Rate limiting is typically implemented server-side, as putting it client side leaves you open to a malicious client finding some way of overriding their limit. When implementing things server-side there is a further consideration - the limiter could be made part of the service that it is guarding, or it could exist as some form middleware.
I have chosen to implement it as an ASGI middleware component. ASGI is a standard for implementing web apps in Python which use async-aware web servers. By implementing my limiter using ASGI, I then have the option of attaching it directly to a Python web app, or using it as part of an API gateway that proxies out to other services.
The basic structure of an ASGI app is very simple. You just have to implement a function with the following signature
async def application(scope, receive, send):
...Where:
- scope is a dictionary object containing information about the request. For example the HTTP query string, the headers information about the client, etc. In a short lived request, most of the information will be in this object.
- receive is an awaitable function which allows the app to poll for more data from the client in a long lived request
- send another awaitable function which is used to send a response back to the client.

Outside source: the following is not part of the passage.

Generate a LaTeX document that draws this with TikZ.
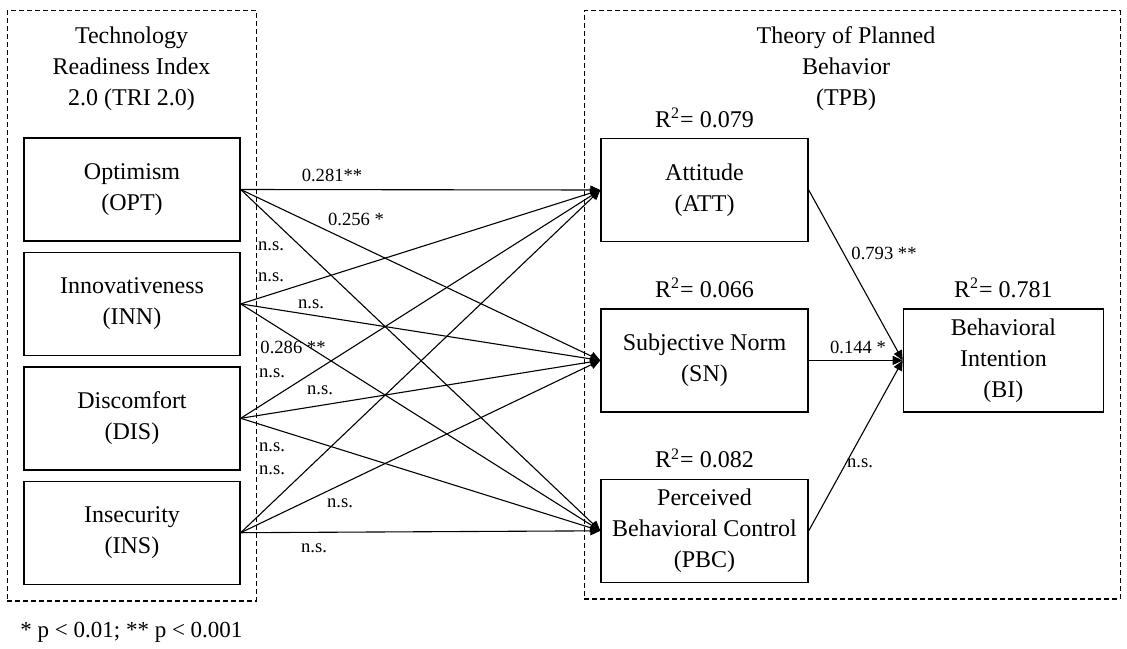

Implementing a proxy middleware is very straightforward. If app is
a ASGI app, then a proxy could be implemented as follows:
async def proxy(scope, receive, send):
app(scope, receive, send)Here, any time proxy(...) is called, it just forwards the details to app
without touching anything.
The rate-limiter is essentially just a proxy that does a check before deciding to forward the request, or end the connection and return a 429 to the client. A very rough implementation might look like this:
async def rate_limit(scope, receive, send):
if is_within_limit(scope):
app(scope, receive, send)
else:
await send(LimitRateError())Here, the magic is_within_limit(scipe:dict) -> bool first checks the scope
object to determine who the client is, and then checks if this particular
client is still under their limit. If the client is under their limit, then the
app is proxied. If not then send(...) function is used to send an error message
back to the client.
I like this solution because it is conceptually very simple, but when combined
with an ASGI compatible server like Uvicorn, it
should scale up well to the number of users that we are expecting. The two main
issues we will face are that first, the is_within_limit(...) function must
return quickly, as this would block the event loop, and secondly we will need
to be careful about how much memory we use as the ASGI app could be running in
the same process as the app it is protecting.
This problem lends itself well to object composition. The fundamental business
logic of inspecting the request, deciding if the client has exceeded their rate
and then either forwarding their request or sending an HTTP 429 response is
implemented in the RateLimiter class, but the specifics on how to identify
the client and then determine if this specific client is above their limit are
delegated to two Callable objects, key_fn and algorithm, that are passed
to the RateLimiter at initialisation time.
These Callables are then used at request time as follows:
if scope["type"] == "http":
key = self._key_fn(scope)
if not self._algorithm(key, datetime.now()):
self._logger.info("Request blocked for exceding rate limit.")
await self._limit_response(scope, receive, send)
return
await self._app(scope, receive, send)First we check this is actually a HTTP request. Then key_fn is used to
taking the scope object and producing a byte string that uniquely identifies
the client making the request, before passing this to the algorithm callable
which actually makes the decision on whether to let the client through or not.
One important thing which might be easy to overlook is that any time a request is blocked, this is logged explicitly. This might seem like a trivial thing, but ff you are in a production environment and your users' legitimate requests are being blocked from accessing your service, you will be really glad of having nice clear indicators that allow you to either identify or rule out this particular component being the cause of the problem.
One thing you might notice is that the algorithm object requires the time to be
pass to it in when it is called. It's full signature is
Callable[[bytes, datetime], bool], I could have made the interface simpler and
instead made it Callable[[bytes], bool] and had the object figure out the
current time itself when it was called.
The reason that the time is passed as a parameter is to make testing easier. Without it, tests would have to run in real time in order to trigger the correct response and this is difficult to set up and manage. It could also mean that the tests take much longer to run as you would have to wait a few seconds for the correct amount of time to pass, and tests usually run in fractions of a second.